En ce qui concerne la maintenance des centrales, l’ASN estime « Cette situation révèle une maîtrise insuffisante des opérations de maintenance (…) Elle peut avoir des impacts défavorables, par la désorganisation qu’elle entraîne, sur la qualité des opérations de maintenance elles-mêmes, de la préparation du redémarrage des réacteurs à l’issue de leur arrêt (…) ». Ou encore « L’ASN relève encore en 2013, sur plusieurs sites, de nombreuses insuffisances qui concernent la disponibilité du matériel, les documents opérationnels et les interfaces hommes-machines ».

Sur les doses reçues par les personnels – dont il faut rappeler que 80% sont reçues par les sous-traitants – l’ASN estime que « la dosimétrie collective par réacteur a augmenté d’environ 18% par rapport à l’année 2012 (…) plus importante que prévu ». Sur l’organisation des installations : « l’ASN juge que la prise en compte des facteurs humains dans les activités d’exploitation et de maintenance est hétérogène en fonction des sites et reste perfectible ».

Tout cela amène l’ASN à demander « à EDF de lui présenter un plan d’action correctif » « dans la perspective des programmes de maintenance très conséquents associés aux arrêts des 3ème visites décennales et du « Grand Carénage » ». Plusieurs sites sont particulièrement pointés du doigt : Chinon, Bugey, Civaux, Cattenom, Belleville, Chooz.

L’ASN profite aussi de son rapport pour « rappeler que l’éventuelle poursuite du fonctionnement des réacteurs actuels au-delà du quatrième réexamen décennal de sûreté (NDLR : les 40 ans de durée de vie) n’est nullement acquise ». Elle ajoute : « La prolongation de la durée de fonctionnement des réacteurs est également conditionnée à une réévaluation de sûreté ambitieuse visant à atteindre un niveau le plus proche possible de celui d’un nouveau réacteur » à savoir l’EPR, ce qui ne pourra qu’entraîner des coûts d’investissement très élevés.
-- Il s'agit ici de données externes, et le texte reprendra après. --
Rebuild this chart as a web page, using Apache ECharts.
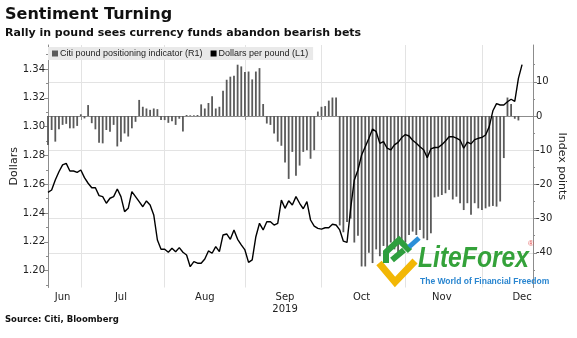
<!DOCTYPE html>
<html><head><meta charset="utf-8">
<script src="https://cdn.jsdelivr.net/npm/echarts@6/dist/echarts.min.js"></script>
<style>html,body{margin:0;padding:0;background:#fff}#c{width:577px;height:338px}</style>
</head><body><div id="c"></div>
<script>
const dates = ["06-18","06-19","06-20","06-21","06-24","06-25","06-26","06-27","06-28",
"07-01","07-02","07-03","07-04","07-05","07-08","07-09","07-10","07-11","07-12","07-15","07-16","07-17","07-18","07-19","07-22","07-23","07-24","07-25","07-26","07-29","07-30","07-31",
"08-01","08-02","08-05","08-06","08-07","08-08","08-09","08-12","08-13","08-14","08-15","08-16","08-19","08-20","08-21","08-22","08-23","08-26","08-27","08-28","08-29","08-30",
"09-02","09-03","09-04","09-05","09-06","09-09","09-10","09-11","09-12","09-13","09-16","09-17","09-18","09-19","09-20","09-23","09-24","09-25","09-26","09-27","09-30",
"10-01","10-02","10-03","10-04","10-07","10-08","10-09","10-10","10-11","10-14","10-15","10-16","10-17","10-18","10-21","10-22","10-23","10-24","10-25","10-28","10-29","10-30","10-31",
"11-01","11-04","11-05","11-06","11-07","11-08","11-11","11-12","11-13","11-14","11-15","11-18","11-19","11-20","11-21","11-22","11-25","11-26","11-27","11-28","11-29",
"12-02","12-03","12-04","12-05","12-06","12-09","12-10","12-11","12-12","12-13","12-16","12-17","12-18","12-19","12-20"];

const monthLabels = ["Jun","Jul","Aug","Sep\n2019","Oct","Nov","Dec"];
const monthLabelIdx = [4,20,43,65,86,108,130];
const monthStartIdx = [9,32,54,75,98,119];

const citiIndicator = [-8.5,-4.1,-7.5,-3.9,-2.6,-2.3,-3.6,-3.6,-2.9,0.5,
 -0.7,3.2,-2.1,-3.9,-7.8,-8.0,-4.1,-4.6,-2.6,-8.9,
 -7.5,-5.1,-6.0,-3.6,-1.7,4.7,2.7,2.2,1.8,2.2,
 2.0,-1.2,-1.2,-2.0,-1.5,-2.6,-0.8,-4.5,0.3,0.2,
 0.2,0.3,3.4,2.2,3.8,5.8,2.2,2.7,7.4,10.6,
 11.5,11.8,15.0,14.5,12.9,13.0,10.7,13.0,14.0,3.5,
 -2.2,-2.6,-5.1,-7.5,-8.7,-13.6,-18.4,-10.5,-17.5,-14.5,
 -10.5,-10,-12.5,-10,1.3,2.7,2.9,4.5,5.4,5.4,
 -32,-34,-31,-30,-37,-35,-44,-44,-40,-43,
 -39,-41,-38,-40,-37,-39,-41,-38,-37,-34.8,
 -33.8,-34.8,-33.3,-35.8,-36.3,-34.3,-23.8,-23.6,-23.1,-22.6,
 -21.6,-24.4,-23.6,-25.5,-27.5,-25.5,-28.9,-25.5,-27,-27.5,
 -27,-26.5,-26.3,-26.5,-25,-12.3,5.4,3.5,-0.8,-1.3];

const gbpUsd = [1.2544,1.2560,1.2630,1.2687,1.2734,1.2745,1.2692,1.2692,1.2683,1.2699,
 1.2646,1.2607,1.2576,1.2576,1.2521,1.2514,1.2468,1.2503,1.2514,1.2567,
 1.2514,1.2410,1.2433,1.2549,1.2514,1.2479,1.2444,1.2484,1.2456,1.2387,
 1.2213,1.2149,1.2149,1.2128,1.2156,1.2132,1.2160,1.2128,1.2109,1.2028,
 1.2063,1.2052,1.2052,1.2081,1.2137,1.2121,1.2167,1.2132,1.2248,1.2255,
 1.2218,1.2283,1.2218,1.2179,1.2144,1.2058,1.2075,1.2236,1.2329,1.2283,
 1.2340,1.2340,1.2317,1.2329,1.2490,1.2433,1.2485,1.2456,1.2514,1.2468,
 1.2430,1.2479,1.2352,1.2310,1.2294,1.2289,1.2298,1.2298,1.2322,1.2317,
 1.2283,1.2205,1.2197,1.2433,1.2630,1.2699,1.2803,1.2861,1.2919,1.2984,
 1.2965,1.2884,1.2896,1.2850,1.2838,1.2873,1.2891,1.2924,1.2945,1.2935,
 1.2905,1.2885,1.2860,1.2840,1.2785,1.2845,1.2855,1.2855,1.2875,1.2900,
 1.2930,1.2930,1.2920,1.2907,1.2850,1.2893,1.2880,1.2910,1.2919,1.2925,
 1.2942,1.3000,1.3110,1.3160,1.3150,1.3150,1.3173,1.3190,1.3175,1.3335,
 1.3430];

const leftTicks = [1.20,1.22,1.24,1.26,1.28,1.30,1.32,1.34];
const leftMinor = [1.19,1.21,1.23,1.25,1.27,1.29,1.31,1.33,1.35];
const rightTicks = [-40,-30,-20,-10,0,10];
const rightMinor = [-45,-35,-25,-15,-5,5,15];

const seriesNames = ["Citi pound positioning indicator (R1)", "Dollars per pound (L1)"];

const LMIN = 1.18834, LMAX = 1.35666, RMIN = -50.15, RMAX = 20.76;
const FONT = "DejaVu Sans";
const axisGrey = "#8c8c8c";

const chart = echarts.init(document.getElementById('c'), null, {renderer: 'canvas'});
const baseY = (pos, min, max) => ({
  type: 'value', position: pos, min: min, max: max, scale: true,
  axisLine: {show: false}, splitLine: {show: false}, axisLabel: {show: false},
  axisTick: {show: false}
});
chart.setOption({
  animation: false,
  backgroundColor: '#fff',
  title: [
    {text: 'Sentiment Turning', left: 5, top: 7, padding: 0, textStyle: {fontFamily: FONT, fontWeight: 'bold', fontSize: 16, color: '#111'}},
    {text: 'Rally in pound sees currency funds abandon bearish bets', left: 5, top: 28, padding: 0, textStyle: {fontFamily: FONT, fontWeight: 'bold', fontSize: 11, color: '#111'}},
    {text: 'Source: Citi, Bloomberg', left: 5, top: 315, padding: 0, textStyle: {fontFamily: FONT, fontWeight: 'bold', fontSize: 8.5, color: '#111'}}
  ],
  legend: {
    left: 48, top: 47, itemWidth: 6, itemHeight: 6, itemGap: 8, icon: 'rect',
    backgroundColor: '#e9e9e9', padding: [2, 5, 2, 4],
    textStyle: {fontFamily: 'Liberation Sans', fontSize: 9, color: '#222', padding: [0, 0, 0, -3]},
    data: seriesNames
  },
  grid: {left: 48, right: 44, top: 45, bottom: 50.5, containLabel: false, outerBoundsMode: 'none'},
  xAxis: {
    type: 'category', data: dates, boundaryGap: false,
    axisLine: {show: true, lineStyle: {color: axisGrey, width: 1}},
    axisTick: {show: true, length: 4, lineStyle: {color: axisGrey}, interval: (i) => monthStartIdx.includes(i)},
    axisLabel: {
      interval: (i) => monthLabelIdx.includes(i), margin: 4,
      fontFamily: FONT, fontSize: 10, color: '#222', lineHeight: 12,
      formatter: (v, i) => { const k = monthLabelIdx.indexOf(i); return k >= 0 ? monthLabels[k] : ''; }
    },
    splitLine: {show: true, interval: (i) => monthStartIdx.includes(i), lineStyle: {color: '#e3e3e3', width: 1}}
  },
  yAxis: [
    {
      type: 'value', position: 'left', min: LMIN, max: LMAX, scale: true,
      name: 'Dollars', nameLocation: 'middle', nameGap: 28, nameRotate: 90, nameMoveOverlap: false,
      nameTextStyle: {fontFamily: FONT, fontSize: 11, color: '#222'},
      axisLine: {show: true, lineStyle: {color: axisGrey}},
      axisTick: {show: true, length: 4, customValues: leftTicks, lineStyle: {color: axisGrey}},
      axisLabel: {customValues: leftTicks, fontFamily: FONT, fontSize: 10, color: '#222', margin: 3, formatter: v => v.toFixed(2)},
      splitLine: {show: false}
    },
    {
      type: 'value', position: 'right', min: RMIN, max: RMAX, scale: true,
      name: 'Index points', nameLocation: 'middle', nameGap: 23, nameRotate: -90, nameMoveOverlap: false,
      nameTextStyle: {fontFamily: FONT, fontSize: 11, color: '#222'},
      axisLine: {show: true, lineStyle: {color: axisGrey}},
      axisTick: {show: true, length: 4, customValues: rightTicks, lineStyle: {color: axisGrey}},
      axisLabel: {customValues: rightTicks, fontFamily: FONT, fontSize: 10, color: '#222', margin: 3},
      splitLine: {show: true, lineStyle: {color: '#e3e3e3', width: 1}}
    },
    Object.assign(baseY('left', LMIN, LMAX), {axisTick: {show: true, length: 2, customValues: leftMinor, lineStyle: {color: axisGrey}}}),
    Object.assign(baseY('right', RMIN, RMAX), {axisTick: {show: true, length: 2, customValues: rightMinor, lineStyle: {color: axisGrey}}})
  ],
  series: [
    {name: seriesNames[0], type: 'bar', yAxisIndex: 1, data: citiIndicator, barWidth: 1.8,
     itemStyle: {color: '#5a5a5a'}, z: 2},
    {name: seriesNames[1], type: 'line', yAxisIndex: 0, data: gbpUsd, symbol: 'none',
     lineStyle: {color: '#000', width: 1.4}, itemStyle: {color: '#000'}, z: 3}
  ],
  graphic: [
    {type: 'polyline', z: 100, shape: {points: [[379, 263], [395, 282], [415, 261]]},
     style: {stroke: '#f2b705', lineWidth: 7, fill: null, lineJoin: 'miter'}},
    {type: 'polyline', z: 101, shape: {points: [[386, 263], [386, 252], [399, 240], [410, 251]]},
     style: {stroke: '#2e9e3e', lineWidth: 6, fill: null}},
    {type: 'polyline', z: 101, shape: {points: [[392, 260], [404, 250]]},
     style: {stroke: '#2e9e3e', lineWidth: 6, fill: null}},
    {type: 'polyline', z: 102, shape: {points: [[409, 247], [419, 238]]},
     style: {stroke: '#2b8fd8', lineWidth: 5, fill: null}},
    {type: 'text', z: 100, left: 418, top: 244, scaleX: 0.85,
     style: {text: 'LiteForex', fontFamily: 'Liberation Sans', fontStyle: 'italic', fontWeight: 'bold', fontSize: 29, fill: '#34a23a'}},
    {type: 'text', z: 100, left: 528, top: 240,
     style: {text: '®', fontFamily: 'Liberation Sans', fontSize: 8, fill: '#e05050'}},
    {type: 'text', z: 100, left: 420, top: 277,
     style: {text: 'The World of Financial Freedom', fontFamily: 'Liberation Sans', fontWeight: 'bold', fontSize: 8.5, fill: '#2a86d0'}}
  ]
});
</script></body></html>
Elle rappelle aussi la vulnérabilité du système électrique français « pour faire face à la nécessité de suspendre simultanément le fonctionnement de plusieurs réacteurs qui présenteraient un défaut générique grave ».

En ce qui concerne le stockage des déchets « l’ASN ne pourra prendre position sur un projet particulier (NDLR : CIGEO) qu’après que la démonstration de sa sûreté aura été apportée »… sous-entendu : elle n’y est pas ! L’ASN ajoute d’ailleurs qu’elle « restera vigilante à ce que le programme de recherche que l’ANDRA mène, notamment au laboratoire de Bure, lui permette de disposer d’éléments nécessaires en vue de la remise éventuelle d’un dossier de demande d’autorisation de création ». Autrement dit : la phase de recherche doit se poursuivre au sein du laboratoire avant de passer à un projet de site d’enfouissement.

On notera par ailleurs, au détour d’un commentaire portant sur le réacteur OSIRIS cet avis sur l’activité du CEA qui se passe de commentaire : « Ce cas illustre les difficultés récurrentes du CEA à respecter ses engagements » !

Une fois de plus, l’Autorité de Sûreté Nucléaire démontre par ce rapport sa capacité à émettre une parole indépendante sur la sûreté nucléaire. Raison de plus pour que la loi de transition énergétique lui donne les moyens humains, financiers et juridiques d’exercer au mieux sa mission dans la durée.